MLE is a foundational tool in statistics for parameter estimation, widely used for its strong theoretical properties and practical effectiveness.


In [2]:
import numpy as np
from statsmodels.base.model import GenericLikelihoodModel

# Sample data: 1 represents heads, 0 represents tails
data = np.array([1, 0, 1, 1, 1, 0, 0, 1, 0, 1])

# Define a class for the binomial model
class BinomialModel(GenericLikelihoodModel):
    def loglike(self, params):
        p = params[0]
        # Calculate the log-likelihood for binomial distribution
        log_likelihood = np.sum(self.endog * np.log(p) + (1 - self.endog) * np.log(1 - p))
        return log_likelihood

# Instantiate the model with data
model = BinomialModel(data)

# Fit the model by maximizing the log-likelihood
results = model.fit(start_params=np.array([0.5]), method='nm', disp=0)

# Estimated parameter (probability of heads)
p_hat = results.params[0]

print(f"Estimated probability of heads (p): {p_hat}")
print(f"Confidence Interval: {results.conf_int()}")

# Evaluate the goodness of fit
log_likelihood = model.loglike(results.params)
print(f"Log-Likelihood: {log_likelihood}")


Estimated probability of heads (p): 0.6000000000000003
Confidence Interval: [[0.29636369 0.90363631]]
Log-Likelihood: -6.730116670092565




# MLE Interpretation of Binomial Distribution Parameter Estimation

Given a dataset from coin flips, where `1` represents heads and `0` represents tails, we use Maximum Likelihood Estimation (MLE) to estimate the probability of flipping heads (`p`).

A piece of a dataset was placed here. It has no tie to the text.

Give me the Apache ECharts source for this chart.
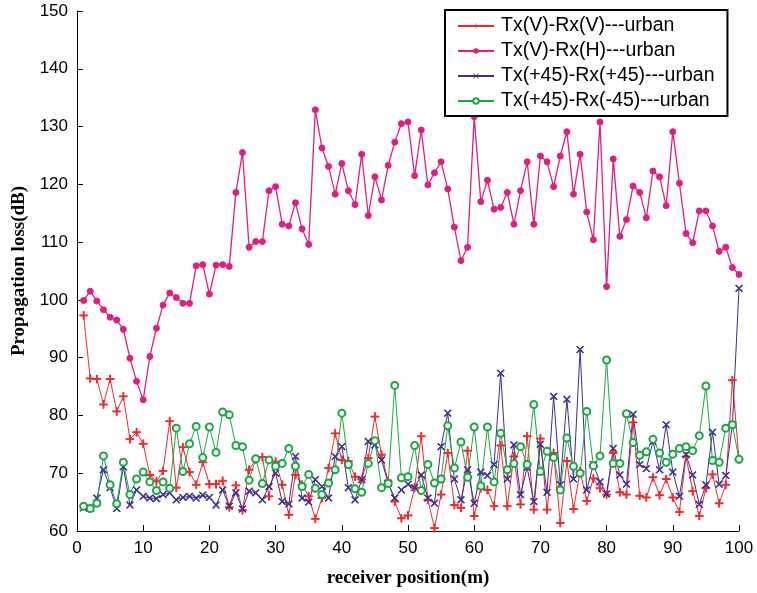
<!DOCTYPE html>
<html>
<head>
<meta charset="utf-8">
<script src="https://cdn.jsdelivr.net/npm/echarts@6/dist/echarts.min.js"></script>
<style>
  html, body { margin: 0; padding: 0; background: #fff; }
  #chart { width: 757px; height: 593px; }
</style>
</head>
<body>
<div id="chart"></div>
<script>
// Receiver positions along the route (m)
const positions = [
  1, 2, 3, 4, 5, 6, 7, 8, 9, 10, 11, 12, 13, 14, 15, 16, 17, 18, 19, 20,
  21, 22, 23, 24, 25, 26, 27, 28, 29, 30, 31, 32, 33, 34, 35, 36, 37, 38, 39, 40,
  41, 42, 43, 44, 45, 46, 47, 48, 49, 50, 51, 52, 53, 54, 55, 56, 57, 58, 59, 60,
  61, 62, 63, 64, 65, 66, 67, 68, 69, 70, 71, 72, 73, 74, 75, 76, 77, 78, 79, 80,
  81, 82, 83, 84, 85, 86, 87, 88, 89, 90, 91, 92, 93, 94, 95, 96, 97, 98, 99, 100
];

// Propagation loss (dB) per polarisation pair
const lossVV = [
  97.3, 86.4, 86.3, 81.9, 86.3, 80.7, 83.3, 75.9, 77.1, 75.1,
  69.7, 68.6, 70.4, 79.0, 67.5, 74.5, 70.2, 68.0, 71.9, 68.1,
  68.1, 68.7, 64.1, 67.9, 63.6, 70.6, 72.4, 72.8, 66.0, 72.0,
  68.0, 62.8, 69.7, 68.0, 66.0, 62.1, 65.7, 70.9, 76.9, 72.3,
  72.1, 69.4, 68.9, 72.6, 79.8, 73.2, 68.6, 65.1, 62.2, 62.7,
  67.5, 76.4, 65.4, 60.5, 66.3, 73.5, 64.5, 64.0, 73.9, 62.6,
  67.4, 67.1, 64.3, 74.8, 64.3, 72.9, 64.6, 76.4, 63.7, 76.0,
  63.7, 73.5, 61.4, 72.1, 63.8, 70.3, 65.2, 69.1, 67.4, 66.3,
  73.5, 66.7, 66.3, 78.8, 66.1, 65.8, 69.3, 66.2, 69.0, 65.8,
  63.3, 72.9, 66.9, 62.6, 67.4, 69.8, 64.8, 68.0, 86.1, 72.4
];
const lossVH = [
  99.9, 101.5, 99.8, 98.3, 97.0, 96.5, 94.9, 89.9, 85.9, 82.7,
  90.2, 95.1, 99.1, 101.2, 100.4, 99.4, 99.4, 105.9, 106.1, 101.0,
  106.0, 106.1, 105.8, 118.6, 125.5, 109.1, 110.1, 110.1, 118.9, 119.6,
  113.1, 112.8, 116.8, 112.3, 109.6, 132.9, 126.3, 123.1, 118.3, 123.6,
  118.9, 116.5, 125.2, 114.6, 121.3, 117.3, 123.3, 127.3, 130.5, 130.8,
  121.5, 129.4, 119.9, 122.0, 123.9, 119.2, 112.6, 106.8, 109.1, 131.7,
  117.0, 120.7, 115.7, 116.0, 118.6, 113.1, 118.9, 123.9, 113.1, 124.9,
  123.9, 119.6, 124.9, 129.1, 118.3, 125.2, 115.2, 110.4, 130.8, 102.3,
  124.4, 111.0, 113.9, 119.7, 118.6, 114.2, 122.3, 121.3, 116.3, 129.1,
  120.2, 111.5, 109.9, 115.4, 115.4, 112.8, 108.4, 109.1, 105.6, 104.4
];
const lossPP = [
  64.0, 63.9, 65.7, 70.6, 67.5, 63.9, 71.1, 64.5, 67.1, 66.0,
  65.7, 65.6, 66.3, 66.6, 65.4, 65.8, 66.0, 65.7, 66.2, 65.8,
  64.5, 67.1, 64.3, 66.6, 63.8, 66.9, 66.6, 65.4, 67.7, 70.0,
  65.1, 64.7, 72.9, 65.7, 65.0, 68.9, 67.7, 65.7, 72.9, 74.6,
  67.5, 65.4, 68.9, 75.5, 74.9, 72.3, 68.3, 65.7, 67.1, 68.1,
  67.5, 69.7, 65.7, 64.8, 74.6, 80.4, 69.0, 65.4, 70.6, 64.8,
  70.2, 69.6, 71.5, 87.3, 69.0, 74.9, 66.3, 71.0, 65.1, 75.0,
  66.7, 83.3, 68.0, 82.8, 69.0, 91.4, 67.1, 71.5, 68.5, 66.4,
  74.3, 69.7, 68.1, 80.2, 71.5, 70.8, 75.5, 70.6, 78.4, 70.2,
  66.0, 73.2, 69.7, 64.6, 68.0, 77.1, 68.1, 69.6, 78.4, 102.0
];
const lossPM = [
  64.3, 63.9, 64.8, 73.0, 68.0, 64.7, 71.9, 66.3, 69.0, 70.2,
  68.5, 67.0, 68.5, 67.4, 77.8, 70.3, 75.1, 78.1, 72.7, 78.0,
  73.6, 80.6, 80.1, 74.8, 74.6, 68.8, 72.5, 68.2, 72.3, 71.2,
  71.7, 74.3, 71.2, 67.7, 69.8, 67.4, 66.3, 68.3, 70.6, 80.4,
  71.5, 67.3, 66.7, 71.7, 75.6, 67.5, 68.2, 85.2, 69.2, 69.4,
  74.8, 67.0, 71.5, 68.3, 69.0, 78.2, 70.9, 75.4, 69.3, 78.0,
  67.8, 78.0, 68.5, 76.9, 70.6, 71.7, 74.6, 71.5, 81.9, 70.3,
  73.8, 72.7, 67.1, 76.1, 71.2, 70.0, 80.7, 71.3, 73.0, 89.6,
  71.7, 71.7, 80.3, 75.3, 73.1, 73.7, 75.9, 73.5, 71.9, 73.3,
  74.3, 74.6, 73.9, 76.5, 85.1, 72.2, 71.9, 77.8, 78.4, 72.4
];

const seriesNames = [
  'Tx(V)-Rx(V)---urban',
  'Tx(V)-Rx(H)---urban',
  'Tx(+45)-Rx(+45)---urban',
  'Tx(+45)-Rx(-45)---urban'
];

const xTicks = { min: 0, max: 100, step: 10 };
const yTicks = { min: 60, max: 150, step: 10 };

// Marker shapes drawn as thin filled outlines
const plusMark = 'path://M4.4,0h1.2v10h-1.2z M0,4.4h10v1.2h-10z';
const crossMark = 'path://M0.85,0 L5,4.15 L9.15,0 L10,0.85 L5.85,5 L10,9.15 L9.15,10 L5,5.85 L0.85,10 L0,9.15 L4.15,5 L0,0.85 Z';

function pairs(vals) {
  return positions.map((p, i) => [p, vals[i]]);
}

const colors = ['#ee2b30', '#e31c80', '#3f2d8e', '#19a844'];

function lineSeries(name, vals, color, symbol, size, width, extraItem) {
  return {
    name: name,
    type: 'line',
    data: pairs(vals),
    symbol: symbol,
    symbolSize: size,
    showAllSymbol: true,
    lineStyle: { color: color, width: width },
    itemStyle: Object.assign({ color: color, borderColor: color }, extraItem || {}),
    emphasis: { disabled: true },
    z: 2
  };
}

const chart = echarts.init(document.getElementById('chart'), null, { renderer: 'canvas' });

const axisFont = 'Liberation Sans, Arial, Helvetica, sans-serif';
const nameFont = 'Liberation Serif, Times New Roman, serif';

chart.setOption({
  animation: false,
  backgroundColor: '#ffffff',
  grid: { left: 77, right: 18, top: 11, bottom: 60, containLabel: false },
  legend: {
    orient: 'vertical',
    left: 445,
    top: 10,
    padding: [6, 13, 5, 12],
    itemGap: 5,
    itemWidth: 36,
    itemHeight: 7,
    borderColor: '#000',
    borderWidth: 2,
    backgroundColor: '#fff',
    textStyle: { fontSize: 19.5, fontFamily: axisFont, color: '#000', padding: [0, 0, 0, 2] },
    data: seriesNames,
    selectedMode: false
  },
  xAxis: {
    type: 'value',
    min: xTicks.min,
    max: xTicks.max,
    interval: xTicks.step,
    name: 'receiver position(m)',
    nameLocation: 'middle',
    nameGap: 38,
    nameTextStyle: { fontFamily: nameFont, fontWeight: 'bold', fontSize: 19, color: '#000' },
    axisLine: { show: true, lineStyle: { color: '#000', width: 1 } },
    axisTick: { show: true, inside: true, length: 6, lineStyle: { color: '#000' } },
    axisLabel: { fontSize: 17, fontFamily: axisFont, color: '#000', margin: 9 },
    splitLine: { show: false }
  },
  yAxis: {
    type: 'value',
    min: yTicks.min,
    max: yTicks.max,
    interval: yTicks.step,
    name: 'Propagation loss(dB)',
    nameLocation: 'middle',
    nameGap: 48,
    nameRotate: 90,
    nameTextStyle: { fontFamily: nameFont, fontWeight: 'bold', fontSize: 19, color: '#000' },
    axisLine: { show: true, lineStyle: { color: '#000', width: 1 } },
    axisTick: { show: true, inside: true, length: 6, lineStyle: { color: '#000' } },
    axisLabel: { fontSize: 17, fontFamily: axisFont, color: '#000', margin: 9 },
    splitLine: { show: false }
  },
  series: [
    lineSeries(seriesNames[0], lossVV, colors[0], plusMark, 8, 1),
    lineSeries(seriesNames[1], lossVH, colors[1], 'circle', 6, 1.3),
    lineSeries(seriesNames[2], lossPP, colors[2], crossMark, 7, 1),
    lineSeries(seriesNames[3], lossPM, colors[3], 'emptyCircle', 7, 1, { borderWidth: 1 })
  ]
});
</script>
</body>
</html>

## Results from Python MLE:
- The `statsmodels` library allows us to fit our model to the data, maximizing the log-likelihood to find our parameter estimate.

### Estimated Probability of Heads (`p_hat`):
- The value of `p_hat` is the MLE for the probability of flipping heads.
- This is the value that, given our model, makes the observed data most likely.

### Confidence Interval:
- The confidence interval provides a range of plausible values for `p` based on the observed data.
- A typical confidence interval used is 95%, which informs us that, if we were to repeat our experiment many times, 95% of the confidence intervals calculated from those experiments would contain the true `p`.

### Log-Likelihood:
- The log-likelihood is a measure of the probability of observing the given data under the estimated model parameters.
- A higher log-likelihood means a better fit of the model to the data.

## Interpretation:
- The MLE gives us a point estimate for the parameter `p`. It tells us the most likely proportion of heads in a coin flip based on our data.
- The confidence interval around `p_hat` gives us an idea of the precision of our estimate.
- We assume the coin flips are independent events, and thus the likelihood of each sequence of coin flips is simply the product of the likelihoods of individual flips.

## Considerations:
- This example assumes a binomial model is appropriate for the data.
- It is essential to check model assumptions in practice, which can include the independence of events and the appropriateness of the binomial distribution for the data.

This simplified example illustrates how MLE is used to estimate parameters that explain our data under a given model. The `statsmodels` library facilitates this process by providing tools to maximize the likelihood function and compute confidence intervals.